Here is an overview of the deferred pipeline logic.

%%{ init: { 'flowchart': { 'curve': 'basis' } } }%%
flowchart TD
    subgraph Deferred Layer
        A[Depth Prepass] --> B[Material]
        B --> C[Direct Light]
        B --> D[Indirect Light]
        C & D --> E[SubSurface Scatter]
        E --> F[Combine]
    end

Deferred Layers

Screen space transmission rays need access to the radiance of objects behind them. Materials tagged to use raytrace transmission will be put in a separate deferred layer.

Layers are rendered one after another and the whole deferred pipeline is run for each of them. The content of a layer can only affect itself and the content of subsequent layers.
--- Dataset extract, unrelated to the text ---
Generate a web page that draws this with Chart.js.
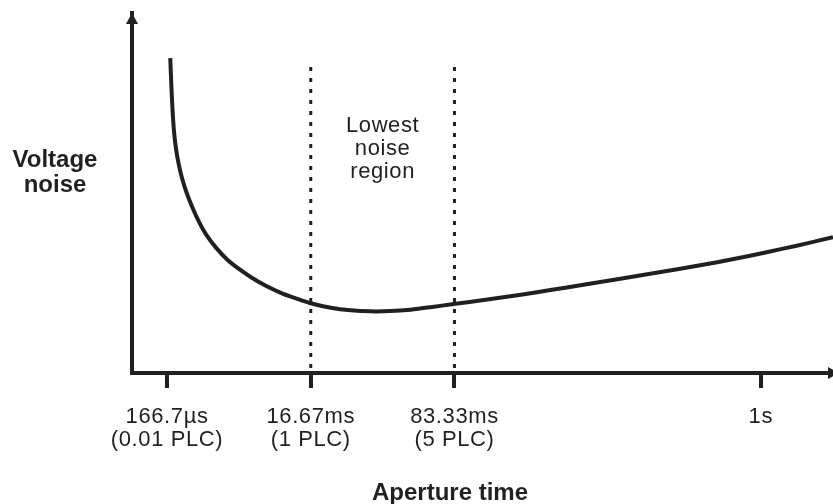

It is also possible that we add support for colored transparency for deferred material using this layering in the future (example use case would be ocean, windows).

Polymorphic GBuffer

We use a polymorphic gbuffer whose layout can vary per pixel. The most common data are written through framebuffer attachement (fast) and write the remaining ones through arbitrary writes (slow).

The goal of this approach is to allow to vary the amount of data written per pixel and reduce the bandwidth usage for pixels that have simple material.

Here is a breakdown of the layout.

Header Normal Data Closure Data
Format R16_UINT RG16_UNORM RGB10_A2_UNORM
Framebuffer Output Header Normal x 1 Closure Data x 2
Optional Image Output N/A Normal x 2 + Additional data Closure Data x N

Note that the use of arbitrary writes forces us to use early depth testing.